**Instructions for the task**
Transcribe the records below from the first line to the line that includes "var seriesNames = ['Messaging', 'ObjectStore'];", inclusive, and omit the pictures.

[Start Records to process]

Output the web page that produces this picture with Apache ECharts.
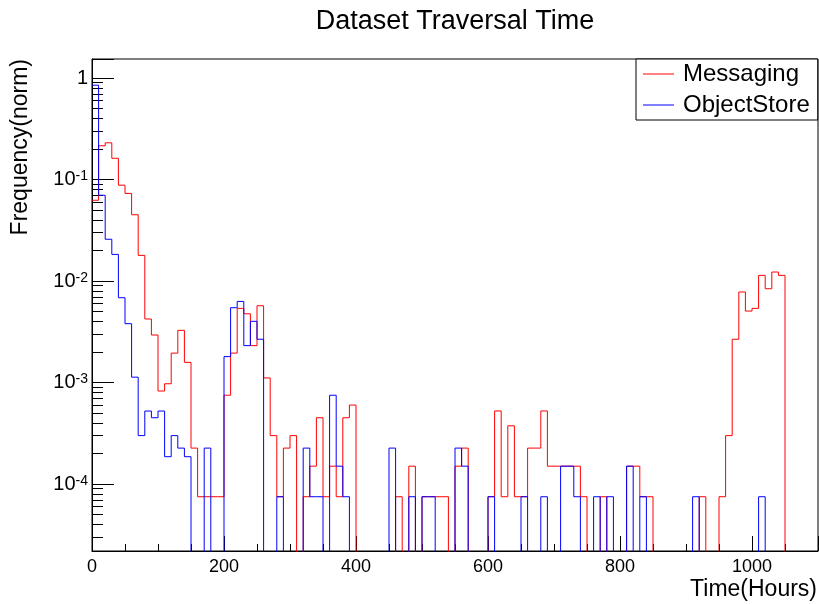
<!DOCTYPE html>
<html>
<head>
<meta charset="utf-8">
<title>Dataset Traversal Time</title>
<script src="https://cdn.jsdelivr.net/npm/echarts@6/dist/echarts.min.js"></script>
<style>
  html, body { margin: 0; padding: 0; background: #fff; }
  #main { width: 819px; height: 604px; }
</style>
</head>
<body>
<div id="main"></div>
<script>
// histogram range: 110 bins of 10 hours
var xMin = 0;
var xMax = 1100;
var binWidth = 10;

var seriesNames = ['Messaging', 'ObjectStore'];

// normalised frequency per bin (0 = empty bin)
var messaging = [
    0.0625, 0.215, 0.23, 0.162, 0.088, 0.073, 0.045, 0.0179, 0.00423, 0.00294,
    0.000825, 0.000973, 0.00195, 0.00327, 0.00158, 0.000226, 7.5e-5, 7.5e-5, 7.5e-5, 7.5e-5,
    0.00075, 0.00195, 0.00538, 0.00476, 0.00231, 0.00571, 0.00111, 0.0003, 7.5e-5, 0.000226,
    0.0003, 0, 7.5e-5, 0.00015, 0.00045, 7.5e-5, 0.00015, 7.5e-5, 0.00045, 0.0006,
    0, 0, 0, 0, 0, 0, 7.5e-5, 0, 0.00015, 0,
    7.5e-5, 7.5e-5, 7.5e-5, 7.5e-5, 0, 0.00015, 0.000226, 0, 0, 0,
    7.5e-5, 0.000525, 7.5e-5, 0.000375, 7.5e-5, 7.5e-5, 0.000226, 0.000226, 0.000525, 0.00015,
    0.00015, 0.00015, 0.00015, 0.00015, 7.5e-5, 0, 0, 7.5e-5, 0, 0,
    0, 0.00015, 0.00015, 7.5e-5, 7.5e-5, 0, 0, 0, 0, 0,
    0, 0, 7.5e-5, 0, 0, 7.5e-5, 0.0003, 0.00267, 0.0078, 0.00506,
    0.00538, 0.01138, 0.0084, 0.01227, 0.01138, 0, 0, 0, 0, 0
];
var objectStore = [
    0.85, 0.07, 0.0258, 0.0183, 0.00685, 0.0038, 0.00113, 0.0003, 0.000524, 0.00045,
    0.000524, 0.000186, 0.0003, 0.000226, 0.000186, 0, 0, 0.000226, 0, 0,
    0.0018, 0.00546, 0.0063, 0.00231, 0.00401, 0.00267, 0, 0, 7.5e-5, 0,
    0, 0, 0.000226, 7.5e-5, 7.5e-5, 0, 0.00075, 0.00015, 7.5e-5, 0,
    0, 0, 0, 0, 0, 0.000226, 0, 0, 7.5e-5, 0,
    7.5e-5, 7.5e-5, 0, 0, 0, 0.000226, 0.00015, 0, 0, 0,
    7.5e-5, 0, 0, 0, 0, 7.5e-5, 0, 0, 7.5e-5, 0,
    0, 0.00015, 0.00015, 7.5e-5, 0, 0, 7.5e-5, 0, 7.5e-5, 0,
    0, 0.00015, 0, 7.5e-5, 0, 0, 0, 0, 0, 0,
    0, 7.5e-5, 0, 0, 0, 0, 0, 0, 0, 0,
    0, 7.5e-5, 0, 0, 0, 0, 0, 0, 0, 0
];

var yMin = 2.19e-5;
var yMax = 1.54;
var font = 'Liberation Sans';

// empty bins go far below the frame and get clipped, like ROOT does
var floorValue = 1e-9;

var toSteps = function(values) {
    var pts = [];
    for (var i = 0; i < values.length; i++) {
        pts.push([xMin + i * binWidth, values[i] > 0 ? values[i] : floorValue]);
    }
    var last = values[values.length - 1];
    pts.push([xMin + values.length * binWidth, last > 0 ? last : floorValue]);
    return pts;
};

var decadeLabel = function(v) {
    var lg = Math.log10(v);
    var e = Math.round(lg);
    if (Math.abs(lg - e) > 1e-6) {
        return '';
    }
    if (e === 0) {
        return '{b|1}';
    }
    return '{b|10}{s|' + e + '}';
};

var myChart = echarts.init(document.getElementById('main'));
var option = {
    "animation": false,
    "backgroundColor": "#fff",
    "textStyle": {
        "fontFamily": font
    },
    "title": {
        "text": "Dataset Traversal Time",
        "left": 455,
        "top": 8,
        "padding": 0,
        "textAlign": "center",
        "textStyle": {
            "fontFamily": font,
            "fontSize": 27,
            "fontWeight": "normal",
            "color": "#000"
        }
    },
    "legend": {
        "orient": "vertical",
        "left": 636,
        "top": 59,
        "padding": [3, 8, 3, 7],
        "itemGap": 7,
        "itemWidth": 31,
        "itemHeight": 1,
        "icon": "rect",
        "backgroundColor": "#fff",
        "borderColor": "#000",
        "borderWidth": 1,
        "borderRadius": 0,
        "textStyle": {
            "fontFamily": font,
            "fontSize": 24,
            "color": "#000",
            "padding": [0, 0, 0, 4]
        },
        "data": seriesNames
    },
    "grid": {
        "left": 92,
        "right": 1,
        "top": 59,
        "bottom": 53,
        "outerBoundsMode": "none",
        "containLabel": false,
        "show": true,
        "borderColor": "#000",
        "borderWidth": 1,
        "backgroundColor": "#fff"
    },
    "xAxis": [{
        "type": "value",
        "position": "bottom",
        "min": xMin,
        "max": xMax,
        "interval": 200,
        "name": "Time(Hours)",
        "nameLocation": "end",
        "nameGap": -1,
        "nameMoveOverlap": false,
        "nameTextStyle": {
            "fontFamily": font,
            "fontSize": 23,
            "color": "#000",
            "align": "right",
            "verticalAlign": "top",
            "padding": [27, 0, 0, 0]
        },
        "axisLine": { "show": true, "lineStyle": { "color": "#000", "width": 1 } },
        "axisTick": { "show": true, "inside": true, "length": 15, "lineStyle": { "color": "#000" } },
        "axisLabel": {
            "show": true,
            "margin": 7,
            "fontSize": 18,
            "color": "#000",
            "formatter": function(v) { return v % 200 === 0 ? String(v) : ''; }
        },
        "splitLine": { "show": false }
    }, {
        // secondary ticks every 50 hours
        "type": "value",
        "position": "bottom",
        "min": xMin,
        "max": xMax,
        "interval": 50,
        "axisLine": { "show": false },
        "axisTick": { "show": true, "inside": true, "length": 7, "lineStyle": { "color": "#000" } },
        "axisLabel": { "show": false },
        "splitLine": { "show": false }
    }],
    "yAxis": {
        "type": "log",
        "logBase": 10,
        "min": yMin,
        "max": yMax,
        "name": "Frequency(norm)",
        "nameLocation": "end",
        "nameGap": 0,
        "nameRotate": 90,
        "nameMoveOverlap": false,
        "nameTextStyle": {
            "fontFamily": font,
            "fontSize": 23,
            "color": "#000",
            "align": "right",
            "verticalAlign": "bottom",
            "padding": [0, 0, 60, 0]
        },
        "axisLine": { "show": true, "lineStyle": { "color": "#000", "width": 1 } },
        "axisTick": { "show": true, "inside": true, "length": 22, "lineStyle": { "color": "#000" } },
        "minorTick": { "show": true, "splitNumber": 9, "length": 11, "lineStyle": { "color": "#000" } },
        "axisLabel": {
            "show": true,
            "interval": 0,
            "margin": 4,
            "color": "#000",
            "formatter": decadeLabel,
            "rich": {
                "b": { "fontFamily": font, "fontSize": 20, "lineHeight": 20, "color": "#000" },
                "s": { "fontFamily": font, "fontSize": 14, "lineHeight": 14, "color": "#000",
                       "verticalAlign": "top", "padding": [0, 0, 20, 0] }
            }
        },
        "splitLine": { "show": false },
        "minorSplitLine": { "show": false }
    },
    "series": [{
        "name": seriesNames[0],
        "type": "line",
        "step": "end",
        "symbol": "none",
        "clip": true,
        "data": toSteps(messaging),
        "itemStyle": { "color": "#ff0000" },
        "lineStyle": { "color": "#ff0000", "width": 1 }
    }, {
        "name": seriesNames[1],
        "type": "line",
        "step": "end",
        "symbol": "none",
        "clip": true,
        "data": toSteps(objectStore),
        "itemStyle": { "color": "#0000ff" },
        "lineStyle": { "color": "#0000ff", "width": 1 }
    }]
};
myChart.setOption(option);
</script>
</body>
</html>
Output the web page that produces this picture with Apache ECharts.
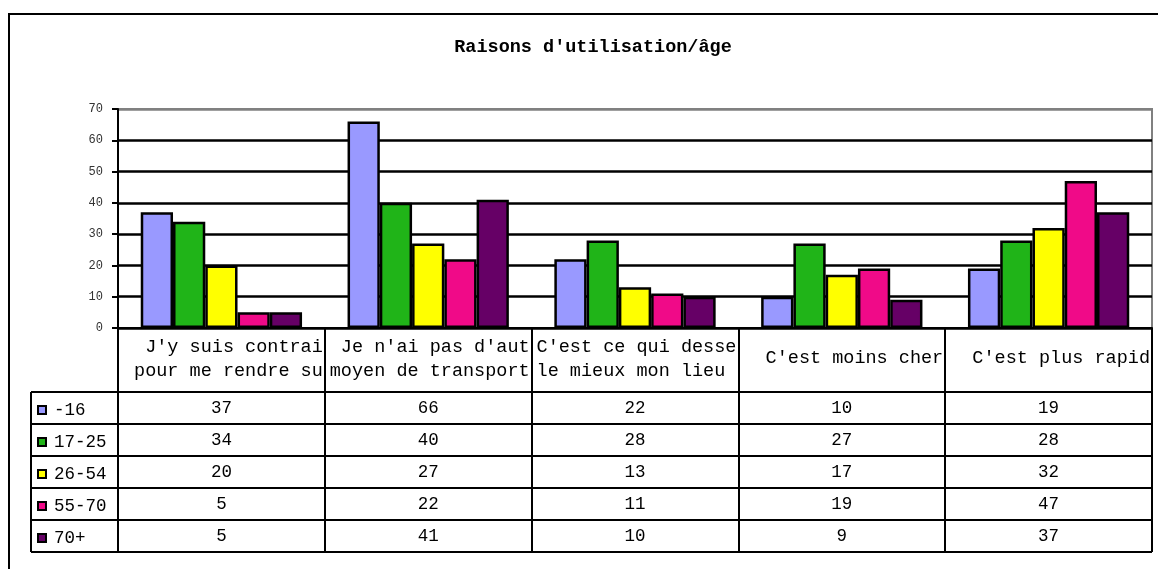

[End Records to process]

**Correct result**
Output the web page that produces this picture with Apache ECharts.
<!DOCTYPE html>
<html>
<head>
<meta charset="utf-8">
<title>Dataset Traversal Time</title>
<script src="https://cdn.jsdelivr.net/npm/echarts@6/dist/echarts.min.js"></script>
<style>
  html, body { margin: 0; padding: 0; background: #fff; }
  #main { width: 819px; height: 604px; }
</style>
</head>
<body>
<div id="main"></div>
<script>
// histogram range: 110 bins of 10 hours
var xMin = 0;
var xMax = 1100;
var binWidth = 10;

var seriesNames = ['Messaging', 'ObjectStore'];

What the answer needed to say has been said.